Deloitte, for example, was forced to cough back part of a $440,000 government contract after generative AI churned out a report riddled with factual errors and outright made-up citations for the Department of Employment and Workplace Relations.

Meanwhile, the NSW Reconstruction Authority hit the headlines when a contractor fed thousands of flood victims’ personal details into ChatGPT: an unauthorised move that breached privacy expectations and left sensitive data dangling like a loose power cord.

These aren’t freak accidents or outliers; they serve as a warning shot that efficiency without ethics is a slippery slope, and the guardrails of governance can get shredded at high speed. DOGE just happens to be the largest, most visible cautionary tale of AI over efficiency and ethics gone awry.

Intelligence (where AI stands for both Artificial Intelligence and Adapted Intelligence for people) is one of my current trending cinematic keynotes. I’ve also hosted multiple closed-room dinners with C-suite and senior leaders from major blue-chip organisations, including those directly responsible for cybersecurity and risk mitigation. What has become clear from these conversations at the top end of town is that big corporations understand the risks of AI. They consistently favour an approach where humans are supported by AI, with guardrails, checks, and balances firmly in place.
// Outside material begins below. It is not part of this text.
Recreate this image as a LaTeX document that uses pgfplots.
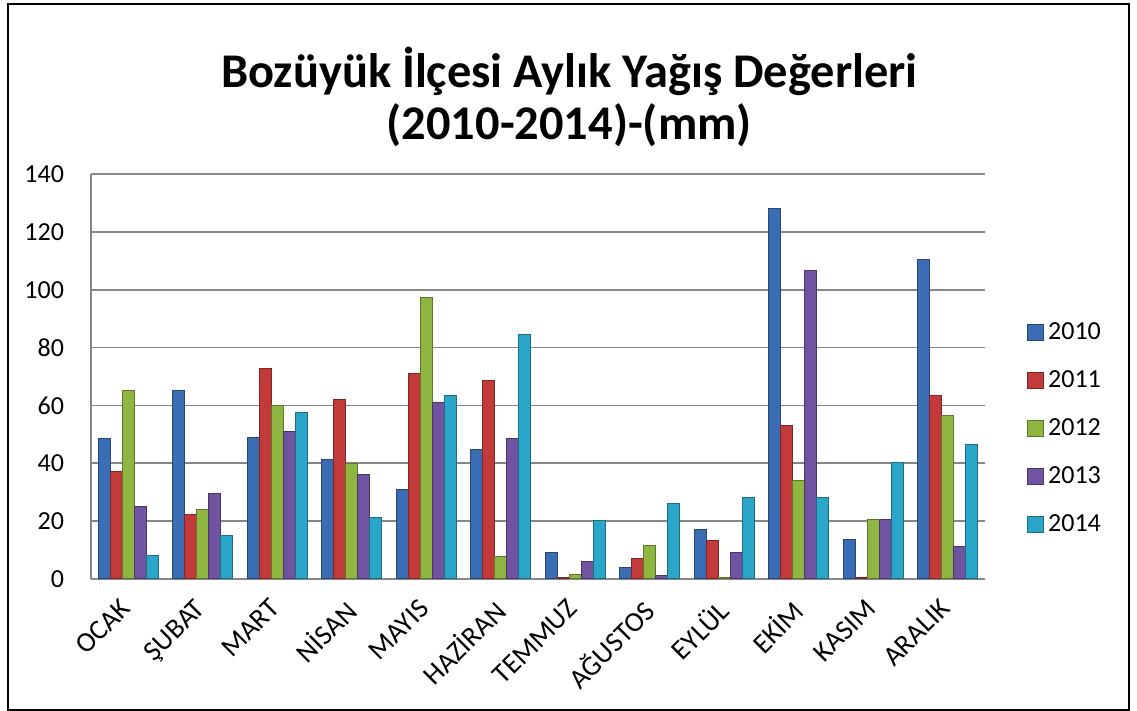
\documentclass[border=0pt]{standalone}
\usepackage{fontspec}
\setmainfont{Carlito}
\usepackage{pgfplots}
\pgfplotsset{compat=1.18}
\definecolor{c10}{HTML}{3A6DB4}
\definecolor{c11}{HTML}{C23B3A}
\definecolor{c12}{HTML}{90B642}
\definecolor{c13}{HTML}{7053A1}
\definecolor{c14}{HTML}{2BA6C8}
\definecolor{gridc}{HTML}{878787}
\pgfplotsset{
  bar3d/.style={fill=#1, draw=#1!65!black}
}
\begin{document}
\begin{tikzpicture}
\useasboundingbox (0pt,0pt) rectangle (568.5pt,355.5pt);
\fill[white] (0pt,0pt) rectangle (568.5pt,355.5pt);
\draw[line width=1.1pt,black] (4pt,0.5pt) rectangle (564.5pt,353.5pt);
\begin{axis}[
  at={(45.5pt,66pt)}, anchor=south west,
  scale only axis, width=447pt, height=202.5pt,
  ymin=0, ymax=140, ytick={0,20,...,140},
  xmin=-0.5, xmax=11.5, xtick={0,...,11},
  xticklabels={OCAK,ŞUBAT,MART,NİSAN,MAYIS,HAZİRAN,TEMMUZ,AĞUSTOS,EYLÜL,EKİM,KASIM,ARALIK},
  axis x line*=bottom, axis y line*=left,
  axis line style={gridc, line width=0.9pt},
  ymajorgrids, grid style={gridc, line width=0.9pt},
  major tick length=0pt,
  tick label style={font=\fontsize{13}{15}\selectfont},
  /pgf/number format/assume math mode=true,
  yticklabel style={xshift=-10pt},
  xticklabel style={font=\fontsize{14}{16}\selectfont, xshift=-4.5pt, yshift=-9pt, rotate=45, anchor=north east, inner sep=0pt},
  ybar, bar width=0.16,
  every axis plot/.append style={line width=0.5pt},
  legend style={draw=none, at={(axis description cs:1.04,0.372)}, anchor=west,
    font=\fontsize{13}{15}\selectfont, row sep=10.1pt, fill=none},
  legend cell align=left,
  legend image code/.code={\path[#1] (0pt,-4pt) rectangle (8pt,4pt);},
  title={Bozüyük İlçesi Aylık Yağış Değerleri\\(2010-2014)-(mm)},
  title style={font=\bfseries\fontsize{24.2}{26}\selectfont, align=center,
    at={(axis description cs:0.535,1.16)}, anchor=center},
]
\addplot[bar3d=c10, bar shift=-0.32] coordinates {
(0,48.4) (1,65.0) (2,48.8) (3,41.4) (4,31.1) (5,44.6) (6,9.0) (7,3.8) (8,17.0) (9,128.2) (10,13.6) (11,110.5)};
\addplot[bar3d=c11, bar shift=-0.16] coordinates {
(0,37.0) (1,22.4) (2,72.9) (3,61.9) (4,71.2) (5,68.5) (6,0.5) (7,7.0) (8,13.2) (9,53.2) (10,0.4) (11,63.6)};
\addplot[bar3d=c12, bar shift=0] coordinates {
(0,65.0) (1,23.9) (2,60.1) (3,39.8) (4,97.2) (5,7.9) (6,1.5) (7,11.7) (8,0.4) (9,33.9) (10,20.7) (11,56.6)};
\addplot[bar3d=c13, bar shift=0.16] coordinates {
(0,25.0) (1,29.5) (2,51.1) (3,36.0) (4,61.1) (5,48.4) (6,5.9) (7,1.1) (8,9.0) (9,106.7) (10,20.7) (11,11.4)};
\addplot[bar3d=c14, bar shift=0.32] coordinates {
(0,8.0) (1,15.0) (2,57.7) (3,21.1) (4,63.6) (5,84.4) (6,20.1) (7,26.2) (8,28.3) (9,28.3) (10,40.4) (11,46.6)};
\legend{2010,2011,2012,2013,2014}
\end{axis}
\end{tikzpicture}
\end{document}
Which brings us neatly back to DOGE: when speed, ego, and shiny tech collide in the pursuit of efficiency, the results are spectacularly messy. The Department Of Government Efficiency stands as perhaps the most visible, flamboyant example of what happens when ambition outruns oversight, and AI-powered hacks start doing the heavy lifting before anyone remembers to read, or even create, the ethics manual.

Treating AI as a shortcut to delivering professional or government outcomes, without enough human verification, remains a huge risk: not only for quality outputs, but for reputational cost, decaying trust, and the value destruction that inevitably follows.

Musk ultimately exited the White House literally black-eyed, with approximately $150 billion eroded from his own fortune and his reputation somewhat tattered at the time. His initial claim potentially saving $2 trillion via DOGE was gradually and systematically downgraded to an erroneous $170 billion in savings at best. That’s before counting the impact or payouts for a plethora of future lawsuits or the negative impact of downgraded essential services.

Whether in the public or private sector, across any department or industry, it’s important to recognise two primary reasons for ethical, constructive, value-creating use of AI: first, to find greater efficiencies; and second, to enhance experiences and relationships, whether for citizens or customers.

The pursuit of the first, without the second, also leads neatly back to another metaphor. Branding the Department of Government Efficiency after his dogecoin cryptocurrency, personified with a smiling Shiba Inu dog, was just another ruse aligned with Musk’s overzealous, entrepreneurial strategies of having the name on everyone’s tongue.

The reality of DOGE, however, is that this disastrous department, forged from a toxic bromance of convenience, is perhaps better branded as a salivating, rabid, predatory, Serengeti hyena called the Department of Gross Egregiousness. It serves as a cautionary tale for when egos collide with AI in ways that go spectacularly awry.